UC-Berkeley Haas School of Business

Patent texts for identification in economic and innovation research

Does patent eligibility impact job creation? To answer this question, I use a 2014 Supreme Court decision that limited what innovations can receive patents and NLP methods to identify invalid patents. I find that treated firms reduce job creation and create fewer new establishments in response, providing insight into how patents accelerate economic growth. To allow for a consistent measure of treated patents before and after the court decision, I develop and train a NLP model to identify claim language that is invalid and classify existing patents. I use application data from the US patent office to find rejected claim texts mentioning the relevant court decision to build a corpus of texts that are not patent eligible anymore. I select issued patents from the same filing years and patent classes as the rejected applications as control texts with eligible language. I extract from the corpora rejected and valid claim texts, tokenize, and vectorize the texts in a TF-IDF matrix. I then train a support-vector machine to predict for a given claim text whether it would be rejected after the court decision. I use this NLP model to classify all relevant patents since 1990, a total of 1,062,897 patents. Thus, I can predict for each patent in related patent classes if it is valid or not following the court decision. My NLP classification method identifies treated patents better than patent classes alone: for example, the affected patent classes saw a decline in patent issuance from 2014 to 2015 of 7.1%, while treated patents identified with my NLP method declined by more than 16.3%. Patent classes are broad and cover more technologies than are treated, thus, patent classes are not precise enough for identification strategies in economic settings. My method provides a valuable new tool to reliably identify invalid patents beyond broad patent classes and the few cases in which patents are litigated. Future works in economic and innovation research on the impact of patents will benefit from this new method. My main analysis is one example for how my method can establish causality in empirical research: I identify treated firms by measuring the share of treated patents in patent portfolios. I estimate a difference-in-differences model and find that firms receive fewer patents after the court decision and create fewer new establishments and jobs, which is direct evidence for the positive link between patents, job creation, and economic growth.

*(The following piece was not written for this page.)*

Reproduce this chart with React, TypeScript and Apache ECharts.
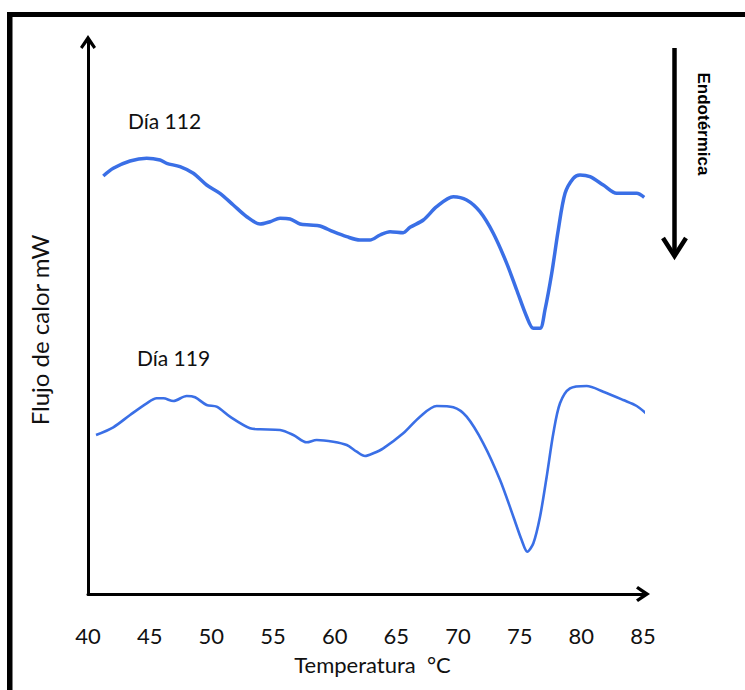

Bio: I am a PhD candidate in Finance at Haas Business School on the job market in 2022/23. My research interests are at the intersection between Finance, Computer Science, and Innovation Research. In my current work, I combine machine learning, natural language processing, and causal inference to classify patent texts based on whether they are at risk of invalidation and estimate the causal effect of limited patentability on innovation direction and the economic performance of firms. I am always looking for opportunities to leverage my knowledge of empirical methods, causal inference, and corporate finance to gain new data-driven insight into economic questions about firms, innovation, and digitization.